Dès son premier mandat en 1848, il sut pressentir l'importance qu'allaient jouer les chemins de fer. C'est le 25 avril 1865 que la ligne Paris-Brest fut achevée et que le premier train arriva à Brest (le voyage durait alors 16 heures). Une bonne partie de la ligne avait été construite par l'entreprise Prigent et Cie, devenue Radenac et Cie (Victor Radenac était né à Plœuc en 1819 et avait acquis une solide formation d'ingénieur), puis Jean-Pierre Soubigou et Cie et enfin Soubigou et Cie.

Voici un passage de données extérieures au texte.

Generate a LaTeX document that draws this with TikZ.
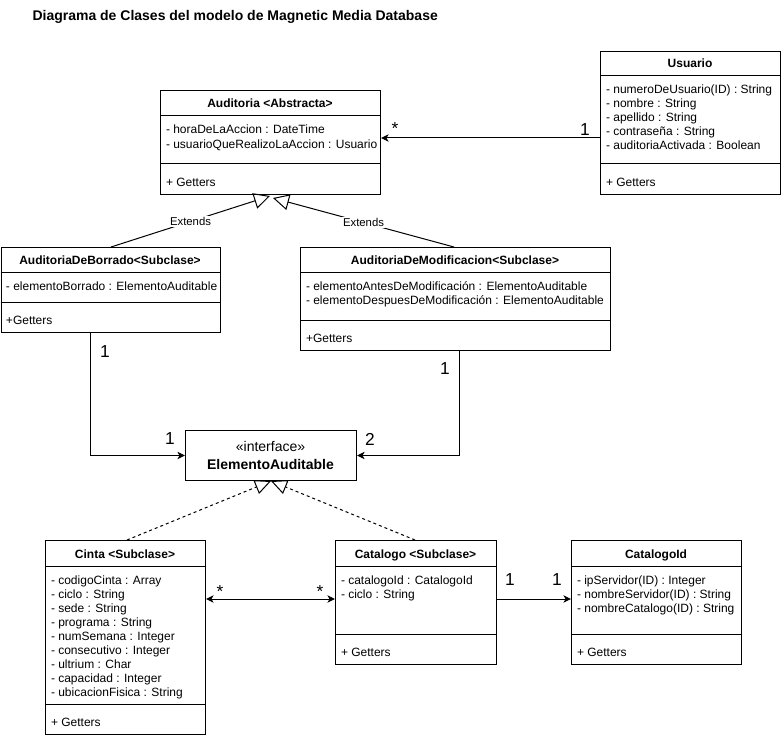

L'entreprise qui avait son siège à Plounéventer, une commune de 1 500 habitants aujourd'hui, fit travailler quelques milliers d'ouvriers, terrassiers, mineurs, charretiers, charpentiers et mécaniciens...
François-Louis Soubigou dont le portrait figure sur un vitrail de la basilique du Folgoët, fut toute sa vie très attaché au monde rural, dont il défendit constammenet les intérêts et auquel il prêcha la modernisation des méthodes et des techniques. Chrétien fervent, il fut aussi toujours très attaché à son identité bretonne et en particulier à sa langue. C'est en costume breton qu'il alla, sans complexe, siéger en 1848 à l'Assemblée nationale constituante. Cette grande figure d'entrepreneur a illustré par sa vie des valeurs qui sont bien bretonnes : le courage, la ténacité, l'ouverture et l'audace.
Ce livre a été préfacé par Anne-Marie Idrac, l'actuelle présidente de la SNCF (après avoir été présidente de la RATP). Née à Saint-Brieuc, Anne-Marie Idrac est la fille d'André Colin, ancien ministre, dont la mère s'appelait Marie Soubigou...
Ce livre est vendu en librairie au prix de 18 €.